Kapolda menjelaskan bahwa penetapan tersangka dilakukan setelah pihaknya meminta keterangan dari sejumlah ahli, antara lain ahli pidana, ahli sosiologi hukum, ahli komunikasi, dan ahli bahasa. “Kami melibatkan para pakar dari berbagai bidang agar hasil penyidikan bersifat ilmiah dan objektif,” ungkapnya. Selain itu, proses gelar perkara juga diikuti oleh unsur eksternal seperti Inspektorat Pengawasan Daerah (Itwasda), Pengawasan Penyidik (Wasidik), Divisi Profesi dan Pengamanan (Propam), serta Bidang Hukum (Bidkum) Polda Metro Jaya.

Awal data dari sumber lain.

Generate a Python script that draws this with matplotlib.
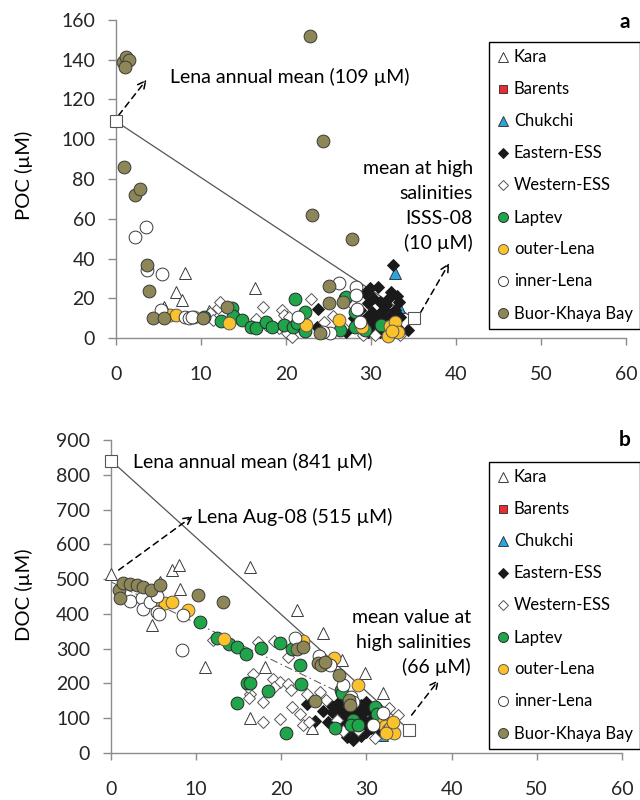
import matplotlib.pyplot as plt

plt.rcParams['font.family'] = ['Lato', 'DejaVu Sans']
plt.rcParams['font.size'] = 13

series = ['Kara', 'Barents', 'Chukchi', 'Eastern-ESS', 'Western-ESS',
          'Laptev', 'outer-Lena', 'inner-Lena', 'Buor-Khaya Bay']

# ---- panel a: salinity vs POC (uM)
poc_kara_x = [5.6, 7.1, 7.8, 8.1, 10.9, 16.3]
poc_kara_y = [15.5, 23, 19, 32.5, 13.5, 25.3]
poc_barents_x = []
poc_barents_y = []
poc_chukchi_x = [33.3, 32.8]
poc_chukchi_y = [15.5, 32.5]
poc_eess_x = [32.6, 30.8, 32.4, 33.3, 23.8, 23.6, 29.3, 29.7, 30.1, 30.5, 31.1, 31.8, 32.8,
              33.4, 34.4, 29.5, 29.7, 28.7, 27.1, 31.1, 33.0, 30.0, 28.3, 31.5, 32.2,
              30.2, 31.0, 32.0, 29.0, 30.8, 32.0, 28.0, 31.5, 33.0, 29.9]
poc_eess_y = [36.7, 25.6, 23.3, 18.3, 14.5, 5.7, 22.5, 17.5, 13.2, 9, 12.4, 16.6, 14,
              10.7, 4, 10.7, 3.2, 14, 3.2, 3.2, 5.7, 6, 6.5, 8.5, 11,
              20, 18, 19.5, 8, 4.5, 2.5, 10, 14.5, 21, 25]
poc_wess_x = [11.1, 11.4, 12.0, 12.2, 13.8, 16.5, 17.3, 17.7, 19.2, 19.5, 19.8, 20.1, 20.7,
              21.6, 22.9, 20.3, 27.7, 26.7, 29.1, 33.4, 24.5, 25.5, 30.5]
poc_wess_y = [12.4, 9, 15, 18.3, 9, 9.5, 15.8, 6.5, 4.9, 14, 11.6, 2.3, 0.7,
              5.7, 19.5, 10.7, 17.5, 5.7, 1.5, 1.5, 8, 11, 1.5]
poc_laptev_x = [10.3, 12.4, 13.7, 13.8, 14.8, 15.9, 16.5, 17.6, 18.4, 19.8, 20.8, 21.1, 21.3,
                22.2, 22.2, 26.9, 26.3, 27.1, 28.1, 28.1, 29.3, 31.2]
poc_laptev_y = [10.7, 8.7, 15, 11, 9, 5.7, 4.9, 8.2, 5.7, 6.5, 5.7, 19.5, 7.7,
                13, 3.5, 20, 4, 20.8, 13.2, 5.7, 4, 6.5]
poc_outer_x = [6.4, 7.1, 9.2, 13.3, 22.4, 26.2, 28.9, 32.2, 32.8, 33.2, 32.0, 32.5]
poc_outer_y = [11.6, 11.6, 10.7, 7.4, 6.7, 9, 5.4, 6, 8.2, 3.2, 1, 3.7]
poc_inner_x = [2.2, 3.5, 3.7, 5.4, 5.3, 8.1, 8.6, 8.9, 21.4, 26.2, 28.2, 28.2, 28.3, 25.2,
               28.7, 24.3]
poc_inner_y = [51, 56, 34, 32, 14, 10.7, 10, 10.4, 10.7, 27.5, 25.5, 21.6, 14.4, 2.5,
               8.2, 3]
poc_buor_x = [0.8, 1.2, 1.5, 1.0, 0.9, 2.2, 2.8, 3.7, 3.9, 4.4, 5.6, 10.2, 13.0, 22.8, 23.0,
              24.4, 27.8, 25.0, 25.0, 26.7, 24.0]
poc_buor_y = [139, 141.5, 140, 136.5, 86, 72, 75, 36.5, 23.8, 10, 10, 10, 15.7, 152, 62,
              99, 50, 26, 17.6, 18, 2.5]
poc_end_x = [0, 35]
poc_end_y = [109, 10]

# ---- panel b: salinity vs DOC (uM)
doc_kara_x = [4.8, 5.75, 7.2, 8.0, 8.1, 11.0, 16.3, 16.3, 18.1, 21.8, 23.6, 24.9, 27.1,
              29.8, 31.9]
doc_kara_y = [368, 492, 525, 542, 473, 248, 536, 100, 248, 411, 71, 344, 267, 229, 173]
doc_barents_x = []
doc_barents_y = []
doc_chukchi_x = [30.4, 31.8]
doc_chukchi_y = [104, 52]
doc_eess_x = [23.0, 23.9, 24.9, 25.9, 26.1, 27.3, 26.9, 27.7, 28.4, 29.6, 30.0, 29.2, 30.4,
              29.4, 28.4, 31.2, 31.8, 25.9, 25.5, 30.0, 28.1, 30.0, 28.8, 27.5, 29.0, 30.8,
              27.0, 28.0, 29.0, 29.8, 30.6, 31.0, 28.6, 27.8, 26.5, 28.0, 29.3, 30.5, 31.5]
doc_eess_y = [141, 92, 122, 136, 133, 152, 85, 45, 37, 95, 61, 114, 133, 138, 143, 61, 71,
              119, 90, 85, 112, 148, 125, 100, 70, 100, 120, 130, 100, 120, 118, 80, 60, 75,
              140, 95, 50, 72, 90]
doc_wess_x = [12.0, 17.3, 19.2, 20.8, 16.7, 19.0, 19.9, 20.8, 21.1, 16.3, 16.1, 17.9, 19.2,
              21.2, 22.2, 22.6, 19.8, 17.9, 23.0, 23.2, 25.3, 26.5, 27.3, 31.0, 32.7, 33.7,
              29.0, 24.5, 16.2]
doc_wess_y = [325, 320, 323, 276, 226, 213, 203, 198, 181, 170, 190, 148, 191, 131, 112, 80,
              98, 90, 170, 90, 152, 95, 64, 42, 128, 109, 66, 176, 157]
doc_laptev_x = [10.5, 12.4, 13.9, 14.8, 15.9, 17.6, 19.8, 21.2, 22.2, 16.0, 16.3, 18.4, 22.3,
                14.8, 20.6, 27.0, 27.1, 26.3, 28.4, 28.2, 29.0, 31.0, 31.2]
doc_laptev_y = [378, 330, 313, 306, 286, 301, 315, 299, 253, 200, 200, 178, 197, 144, 58,
                181, 172, 71, 95, 80, 80, 133, 112]
doc_outer_x = [5.0, 6.3, 7.2, 9.1, 13.3, 22.5, 26.2, 29.0, 31.9, 32.2, 32.5, 32.8, 33.2,
               32.3, 33.1]
doc_outer_y = [440, 432, 435, 411, 328, 322, 273, 196, 85, 78, 66, 72, 57, 58, 88]
doc_inner_x = [2.2, 3.6, 3.8, 4.6, 5.4, 5.4, 5.6, 8.3, 8.5, 21.6, 24.4, 25.7, 27.3, 28.2,
               28.4, 30.8, 32.0]
doc_inner_y = [438, 445, 414, 435, 452, 406, 401, 296, 397, 332, 280, 253, 196, 160, 148,
               80, 114]
doc_buor_x = [0.9, 1.1, 1.4, 2.2, 3.0, 3.8, 4.7, 5.7, 10.2, 13.1, 21.8, 22.6, 24.3, 24.7,
              25.1, 26.8, 24.0, 27.9, 28.1]
doc_buor_y = [469, 445, 488, 487, 484, 476, 469, 482, 455, 435, 298, 306, 258, 253, 262,
              225, 150, 153, 138]
doc_end_x = [0, 35]
doc_end_y = [841, 66]
doc_aug_x = [0]
doc_aug_y = [515]
doc_mix_x = [0, 28]
doc_mix_y = [492, 160]

styles = {
    'Kara': dict(marker='^', mfc='white', mec='#3a3a3a', ms=9.2),
    'Barents': dict(marker='s', mfc='#ee2b2f', mec='#3a3a3a', ms=8),
    'Chukchi': dict(marker='^', mfc='#27a6df', mec='#3a3a3a', ms=9.2),
    'Eastern-ESS': dict(marker='D', mfc='#1a1a1a', mec='#1a1a1a', ms=6.3),
    'Western-ESS': dict(marker='D', mfc='white', mec='#555555', ms=6.3),
    'Laptev': dict(marker='o', mfc='#1fa64b', mec='#2b2b2b', ms=9.2),
    'outer-Lena': dict(marker='o', mfc='#fbc22c', mec='#5a5a5a', ms=9.2),
    'inner-Lena': dict(marker='o', mfc='white', mec='#3a3a3a', ms=9.2),
    'Buor-Khaya Bay': dict(marker='o', mfc='#8d8657', mec='#3a3a3a', ms=9.2),
}

fig = plt.figure(figsize=(6.4, 8), dpi=100)
ax1 = fig.add_axes([0.18125, 0.5775, 0.796875, 0.3975])
ax2 = fig.add_axes([0.1734, 0.05875, 0.7984, 0.39125])


def style_axis(ax, ymax, ystep):
    ax.set_xlim(0, 60)
    ax.set_ylim(0, ymax)
    ax.set_xticks(range(0, 61, 10))
    ax.set_yticks(range(0, ymax + 1, ystep))
    for s in ['top', 'right']:
        ax.spines[s].set_visible(False)
    for s in ['left', 'bottom']:
        ax.spines[s].set_color('#8c8c8c')
        ax.spines[s].set_linewidth(1)
    ax.tick_params(axis='y', length=6, width=1, color='#8c8c8c', pad=9,
                   labelcolor='#262626', labelsize=14)
    ax.tick_params(axis='x', length=5, width=1, color='#8c8c8c', pad=15,
                   labelcolor='#262626', labelsize=14)


def draw_points(ax, xs, ys):
    for name, x, y in zip(series, xs, ys):
        ax.plot(x, y, ls='none', mew=0.7, clip_on=False, label=name, zorder=3,
                **styles[name])


def add_legend(ax, top):
    leg = ax.legend(loc='upper left', bbox_to_anchor=(0.764, top),
                    bbox_transform=fig.transFigure, fancybox=False, edgecolor='black',
                    framealpha=1, fontsize=12, handlelength=0.8, handletextpad=0.25,
                    labelspacing=0.96, borderpad=0.45, borderaxespad=0, markerscale=0.78)
    leg.get_frame().set_linewidth(1)


def arrow(ax, start, end):
    ax.annotate('', xy=end, xytext=start,
                arrowprops=dict(arrowstyle='->', ls=(0, (4, 3)), color='black', lw=1.1,
                                shrinkA=0, shrinkB=0, mutation_scale=14))


# panel a
style_axis(ax1, 160, 20)
ax1.plot(poc_end_x, poc_end_y, color='#555555', lw=0.9, zorder=2)
draw_points(ax1, [poc_kara_x, poc_barents_x, poc_chukchi_x, poc_eess_x, poc_wess_x,
                  poc_laptev_x, poc_outer_x, poc_inner_x, poc_buor_x],
            [poc_kara_y, poc_barents_y, poc_chukchi_y, poc_eess_y, poc_wess_y,
             poc_laptev_y, poc_outer_y, poc_inner_y, poc_buor_y])
ax1.plot(poc_end_x, poc_end_y, ls='none', marker='s', ms=8.5, mfc='white', mec='#555555',
         mew=0.8, clip_on=False, zorder=4)
ax1.set_ylabel('POC (µM)', fontsize=14.5)
ax1.yaxis.set_label_coords(-0.163, 0.51)
ax1.text(6.35, 131.3, 'Lena annual mean (109 µM)', ha='left', va='center', fontsize=14)
arrow(ax1, (0.3, 112), (3.6, 130))
for i, line in enumerate(['mean at high', 'salinities', 'ISSS-08', '(10 µM)']):
    ax1.text(42, 85.5 - i * 12.6, line, ha='right', va='center', fontsize=14)
arrow(ax1, (35.8, 12.6), (39.2, 37.7))
ax1.text(0.985, 0.972, 'a', transform=fig.transFigure, ha='right', va='center',
         fontsize=15, fontweight='bold')
add_legend(ax1, 0.9475)

# panel b
style_axis(ax2, 900, 100)
ax2.plot(doc_end_x, doc_end_y, color='#555555', lw=0.9, zorder=2)
ax2.plot(doc_mix_x, doc_mix_y, color='#666666', lw=0.8, ls=(0, (7, 3, 1.5, 3)), zorder=2)
draw_points(ax2, [doc_kara_x, doc_barents_x, doc_chukchi_x, doc_eess_x, doc_wess_x,
                  doc_laptev_x, doc_outer_x, doc_inner_x, doc_buor_x],
            [doc_kara_y, doc_barents_y, doc_chukchi_y, doc_eess_y, doc_wess_y,
             doc_laptev_y, doc_outer_y, doc_inner_y, doc_buor_y])
ax2.plot(doc_aug_x, doc_aug_y, ls='none', clip_on=False, mew=0.7, zorder=4,
         **styles['Kara'])
ax2.plot(doc_end_x, doc_end_y, ls='none', marker='s', ms=8.5, mfc='white', mec='#555555',
         mew=0.8, clip_on=False, zorder=4)
ax2.set_ylabel('DOC (µM)', fontsize=14.5)
ax2.yaxis.set_label_coords(-0.153, 0.505)
ax2.text(2.6, 837, 'Lena annual mean (841 µM)', ha='left', va='center', fontsize=14)
ax2.text(10.1, 679, 'Lena Aug-08 (515 µM)', ha='left', va='center', fontsize=14)
arrow(ax2, (0.9, 526), (9.6, 681))
for i, line in enumerate(['mean value at', 'high salinities', '(66 µM)']):
    ax2.text(42.25, 391 - i * 72, line, ha='right', va='center', fontsize=14)
arrow(ax2, (35.3, 109), (38.5, 210))
ax2.text(0.985, 0.45, 'b', transform=fig.transFigure, ha='right', va='center',
         fontsize=15, fontweight='bold')
add_legend(ax2, 0.4225)

fig.savefig('out.png', dpi=100)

Dari hasil penyidikan, delapan tersangka dibagi menjadi dua klaster berbeda. Klaster pertama terdiri dari lima orang, yakni ES, KTR, MRF, RE, dan DHL. Mereka dijerat dengan Pasal 310 dan/atau Pasal 311 dan/atau Pasal 160 Kitab Undang-Undang Hukum Pidana (KUHP), serta Pasal 27A juncto Pasal 45 ayat (4) dan Pasal 28 ayat (2) juncto Pasal 45A ayat (2) Undang-Undang Informasi dan Transaksi Elektronik (UU ITE). Sedangkan klaster kedua mencakup tiga orang tersangka lainnya, yakni RS, RHS, dan TT, yang dikenai pasal serupa dengan tambahan Pasal 32 ayat (1) juncto Pasal 48 ayat (1) serta Pasal 35 juncto Pasal 51 ayat (1) UU ITE.